Regional Variations in Regulatory Landscapes
While the technology behind digital assets is global, the compliance programs monitoring them are deeply influenced by regional legal frameworks. Data comparing the Americas (AMER), Europe, the Middle East, and Africa (EMEA), and the Asia-Pacific (APAC) regions shows a marked divergence in indirect monitoring standards.
- EMEA (Europe, Middle East, and Africa): This region maintains the strictest and most concentrated compliance distributions. Driven largely by the European Union’s Markets in Crypto-Assets (MiCA) regulation and strict AML directives, organizations in EMEA set low alerting thresholds—often around $100—for categories like scams and ransomware.
- AMER (Americas): The Americas occupy a middle ground. While the region shares a zero-tolerance tail with EMEA for sanctions and stolen funds, it exhibits more leniency in other categories. The distribution in the U.S. and surrounding markets shows a broader dispersion, reflecting a regulatory environment that is still evolving through enforcement actions and judicial rulings.
- APAC (Asia-Pacific): This region demonstrates the most lenient configurations. The distribution of alerting thresholds is right-skewed, with secondary clustering at much higher dollar values. This suggests a more heterogeneous regulatory landscape where different jurisdictions within the region have vastly different expectations for indirect monitoring.
For global financial institutions, these regional differences are a critical consideration for due diligence. A counterparty headquartered in an APAC jurisdiction may be operating under significantly more relaxed monitoring standards than one in EMEA, even if both utilize the same underlying compliance software.

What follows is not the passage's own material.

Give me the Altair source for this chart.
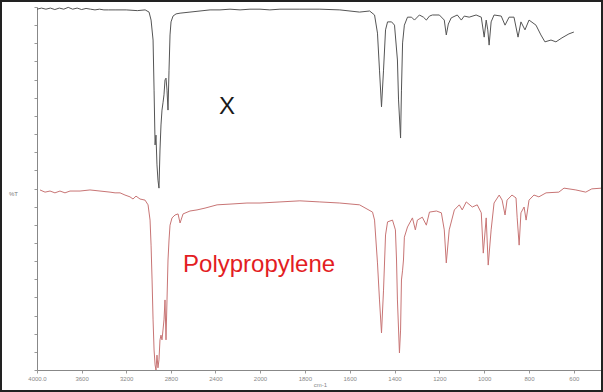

Implications for the Future of Institutional Finance
The professionalization of on-chain monitoring has profound implications for the future of the financial industry. As digital assets continue to reshape the "rails" of finance, several key trends are likely to emerge:
Compliance as a Competitive Advantage
In an era where institutional capital demands "regulatory defensibility," the rigor of an organization’s monitoring configuration is becoming a core value proposition. Institutions that can demonstrate superior oversight of indirect risk will be better positioned to attract Tier-1 partners and navigate the complexities of cross-border digital trade.
The Rise of Real-Time Investigative Workflows
The shift from reactive remediation to proactive investigation is accelerating. Tools that provide real-time transaction monitoring and complex fund-flow tracing are no longer optional. The ability to identify a suspicious pattern before the funds are "off-ramped" or converted is the new benchmark for excellence in financial crime prevention.

Standardization of Indirect Risk
While ambiguity currently exists regarding indirect exposure, the industry is moving toward a more standardized approach. As regulators become more sophisticated in their understanding of blockchain analytics, they are likely to issue clearer guidance on "how many hops is too many," eventually narrowing the gap between direct and indirect monitoring thresholds.
Integration of Tokenized Real-World Assets (RWAs)
As traditional assets like bonds, real estate, and private equity are tokenized, the need for stringent compliance will only grow. The "New Rails" must be able to handle the high-velocity nature of digital assets while maintaining the integrity of the multi-trillion dollar markets they represent.
The transition to digital-asset-based finance is not merely a technological upgrade; it is a fundamental shift in how risk is managed. The data confirms that the industry is rapidly maturing, moving away from the experimental phase and toward a disciplined, institutional-grade ecosystem. For financial institutions, the message is clear: selecting the right blockchain is only the beginning. The real challenge—and the real opportunity—lies in the sophisticated monitoring of the assets that flow across it.